§ WHAT THIS TASK INVOLVES
Quote the entries below from the line with "Reproduce this chart with matplotlib." through the line with "shares = [19, 31, 50]", both ends included, and only those lines.

§ EXTRACTED DATA
::::::::

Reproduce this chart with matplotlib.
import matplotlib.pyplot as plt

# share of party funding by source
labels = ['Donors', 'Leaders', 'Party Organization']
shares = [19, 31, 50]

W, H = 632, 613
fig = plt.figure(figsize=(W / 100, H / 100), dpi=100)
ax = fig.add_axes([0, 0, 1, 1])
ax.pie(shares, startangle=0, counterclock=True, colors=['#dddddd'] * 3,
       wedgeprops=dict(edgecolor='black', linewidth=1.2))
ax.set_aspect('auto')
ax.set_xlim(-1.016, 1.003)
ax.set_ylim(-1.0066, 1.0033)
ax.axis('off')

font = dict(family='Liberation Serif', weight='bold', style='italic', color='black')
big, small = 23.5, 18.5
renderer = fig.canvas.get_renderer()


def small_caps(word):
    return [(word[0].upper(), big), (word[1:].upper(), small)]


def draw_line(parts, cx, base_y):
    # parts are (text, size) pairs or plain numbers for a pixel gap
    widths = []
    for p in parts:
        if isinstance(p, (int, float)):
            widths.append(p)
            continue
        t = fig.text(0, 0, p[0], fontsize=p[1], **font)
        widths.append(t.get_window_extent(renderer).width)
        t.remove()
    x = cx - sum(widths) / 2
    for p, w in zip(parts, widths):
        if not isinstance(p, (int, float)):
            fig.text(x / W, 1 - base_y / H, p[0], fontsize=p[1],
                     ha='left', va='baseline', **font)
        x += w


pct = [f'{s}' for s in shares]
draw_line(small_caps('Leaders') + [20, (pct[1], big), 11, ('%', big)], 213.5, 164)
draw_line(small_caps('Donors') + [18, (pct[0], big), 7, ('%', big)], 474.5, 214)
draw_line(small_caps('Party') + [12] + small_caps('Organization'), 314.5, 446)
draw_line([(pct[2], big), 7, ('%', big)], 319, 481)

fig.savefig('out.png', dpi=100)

::::::::

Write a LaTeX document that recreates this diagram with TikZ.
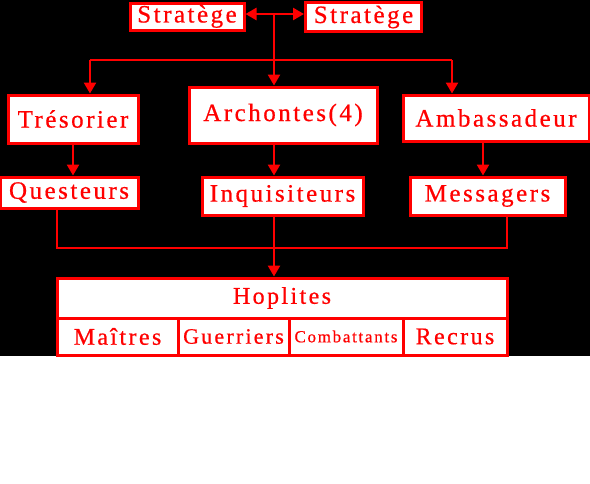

::::::::

§ OUTPUT OF THE EXERCISE
Reproduce this chart with matplotlib.
import matplotlib.pyplot as plt

# share of party funding by source
labels = ['Donors', 'Leaders', 'Party Organization']
shares = [19, 31, 50]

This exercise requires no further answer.